Viennese Chocolate Sable Cookies Recipe:
No doubt that Pierre Herme is the Picasso of Pastry, the one that totally changed the face of the pastry craft into the modern art it is today. And although I talked about Pierre Herme on this blog before, I never shared any of his recipe.. until now that is! These Viennese chocolate sable cookies or spritz cookies are beyond amazing, believe me! They hold their shape so well and taste so good! Plus, they only use egg whites and I’m sure you too have some leftover egg whites that you’ve frozen! I sure do!! Finally you can use all those frozen egg whites you’ve been saving, especially now with the holidays approaching fast!
When you find a recipe as good as this on you just have to hold on to it and make it again and again and again in different versions! How about adding orange zest into it or piping the cookies and then add pieces of candied orange or a candied cherry on top before baking?! All so delicious! So many options, so little time!

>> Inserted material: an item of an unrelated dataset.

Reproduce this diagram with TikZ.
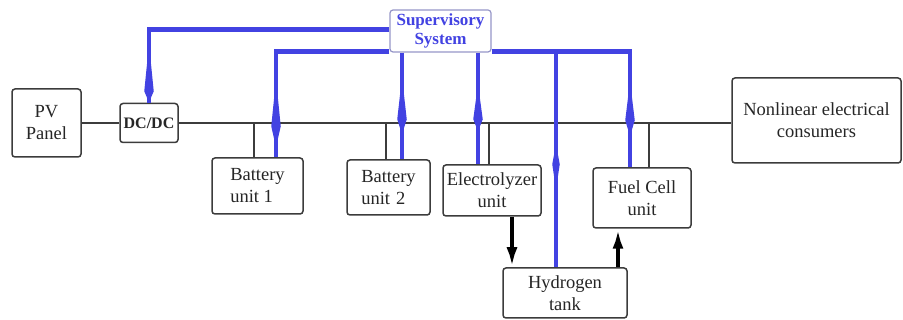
\documentclass[tikz,border=0pt]{standalone}
\usepackage{fontspec}
\setmainfont{Liberation Serif}
\usetikzlibrary{arrows.meta,calc}
\definecolor{ctrlblue}{RGB}{66,66,226}
\definecolor{linegray}{RGB}{60,60,60}
\definecolor{supframe}{RGB}{150,150,200}
\begin{document}
\begin{tikzpicture}[x=1pt,y=-1pt,
  box/.style={draw=linegray,line width=1.5pt,rounded corners=3pt,inner sep=0pt,fill=white,
    font=\fontsize{18.5}{22}\selectfont,text=black!85,align=center},
  bus/.style={draw=linegray,line width=2pt},
  stub/.style={draw=linegray,line width=1.5pt},
  ctrl/.style={draw=ctrlblue,line width=4.5pt},
  blob/.style 2 args={draw=ctrlblue,fill=ctrlblue,line width=4.5pt,
    -{Kite[length=#1,width=9.5pt,inset=#2,line width=0pt]}},
  flow/.style={draw=black,line width=4.5pt,-{Latex[length=20pt,width=11pt]}},
  ]
\useasboundingbox (0,0) rectangle (903,320);
% boxes
\node[box,minimum width=69,minimum height=68] (pv) at (46.5,123) {PV\\Panel};
\node[box,minimum width=58,minimum height=39,font=\fontsize{16}{18}\selectfont\bfseries] (dcdc) at (149,123) {DC/DC};
\node[box,draw=supframe,line width=1.2pt,minimum width=101,minimum height=42,
  font=\fontsize{17}{19}\selectfont\bfseries,text=ctrlblue] (sup) at (440.5,31) {Supervisory\\System};
\node[box,minimum width=91,minimum height=56,align=left] (bat1) at (257.5,186) {Battery\\unit 1};
\node[box,minimum width=83,minimum height=55,align=left] (bat2) at (388.5,187.5) {Battery\\unit\,\,2};
\node[box,minimum width=98,minimum height=51] (elec) at (492,190.5) {Electrolyzer\\unit};
\node[box,minimum width=98,minimum height=60] (fuel) at (642,198) {Fuel Cell\\unit};
\node[box,minimum width=124,minimum height=50] (tank) at (565,293) {Hydrogen\\tank};
\node[box,minimum width=169,minimum height=85] (load) at (816.5,120.5) {Nonlinear electrical\\consumers};
% power bus
\draw[bus] (pv.east) -- (pv.east -| dcdc.west);
\draw[bus] (dcdc.east) -- (dcdc.east -| load.west);
\coordinate (s1) at (254,123);
\coordinate (s2) at (386,123);
\coordinate (s3) at (489,123);
\coordinate (s4) at (649,123);
\draw[stub] (s1) -- (s1 |- bat1.north);
\draw[stub] (s2) -- (s2 |- bat2.north);
\draw[stub] (s3) -- (s3 |- elec.north);
\draw[stub] (s4) -- (s4 |- fuel.north);
% hydrogen flow
\coordinate (xe) at (512,0);
\coordinate (xf) at (618,0);
\draw[flow] (xe |- elec.south) -- (xe |- tank.north);
\draw[flow] (xf |- tank.north) -- (xf |- fuel.south);
% control lines
\coordinate (xb1) at (276,0);
\coordinate (xb2) at (402,0);
\coordinate (xel) at (478,0);
\coordinate (xht) at (556,0);
\coordinate (xfc) at (630,0);
\coordinate (eA) at (dcdc.north);
\coordinate (eB) at (xb1 |- bat1.north);
\coordinate (eC) at (xb2 |- bat2.north);
\coordinate (eD) at (xel |- elec.north);
\coordinate (eE) at (xfc |- fuel.north);
\coordinate (eF) at (xht |- tank.north);
\draw[ctrl] ([yshift=1.5pt]sup.west) -| (eA);
\draw[ctrl] ([yshift=1pt]sup.south west) -| (eB);
\draw[ctrl] (xb2 |- sup.south) -- (eC);
\draw[ctrl] (xel |- sup.south) -- (eD);
\draw[ctrl] ([yshift=1pt]sup.south east) -| (eE);
\draw[ctrl,line width=4pt] (eF) -- (xht |- sup.south);
% control arrow heads
\draw[blob={58pt}{47pt}] ($(eA)+(0,-58.5)$) -- ($(eA)+(0,-0.5)$);
\draw[blob={68pt}{47pt}] ($(eB)+(0,-78)$) -- ($(eB)+(0,-10)$);
\draw[blob={57pt}{42pt}] ($(eC)+(0,-82)$) -- ($(eC)+(0,-25)$);
\draw[blob={47pt}{35pt}] ($(eD)+(0,-80)$) -- ($(eD)+(0,-33)$);
\draw[blob={55pt}{39pt}] ($(eE)+(0,-86)$) -- ($(eE)+(0,-31)$);
\draw[draw=ctrlblue,fill=ctrlblue,line width=4pt,
  -{Kite[length=45pt,width=7.5pt,inset=25pt,line width=0pt]}] ($(eF)+(0,-78)$) -- ($(eF)+(0,-123)$);
\end{tikzpicture}
\end{document}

This blog hosts even more amazing cookie recipes, like these Ancaz Cookies or these moist and flavorful Whole Wheat Chocolate Chip Cookies. However, if you want a vanilla version of spritz cookies, check out this recipe.
Viennese Chocolate Sable Cookies
- 260 g all-purpose flour
- 1 pinch salt
- 30 g cocoa powder (Dutch processed)
- 250 g butter (softened)
- 100 g powdered sugar
- 1 teaspoon vanilla extract
- 2 egg whites
- Preheat your oven to 350F (180C) and line 2-3 baking sheets with baking paper.
- In a bowl, sift the flour with salt and cocoa powder and place aside.
- Mix the butter with sugar and vanilla at least 2 minutes until creamy and pale in color, as well as double in volume.
- Stir in the vanilla then add the flour and incorporate it into the butter with the mixer on low speed or using a spatula.
- Whip the egg whites to soft peaks then fold them into the batter.
- Spoon the batter into a pastry bag fitted with a large star nozzle and pipe the cookies on your prepared baking sheets. You can be as creative as you like at this stage!
- Bake the cookies for 15-20 minutes until fragrant and crisp. My advice is to check the cookies after the first 10 minutes. They are done when they become crisp on the edges.
- Let them cool in the pan then store them in an airtight container or freeze them for a longer preserving life.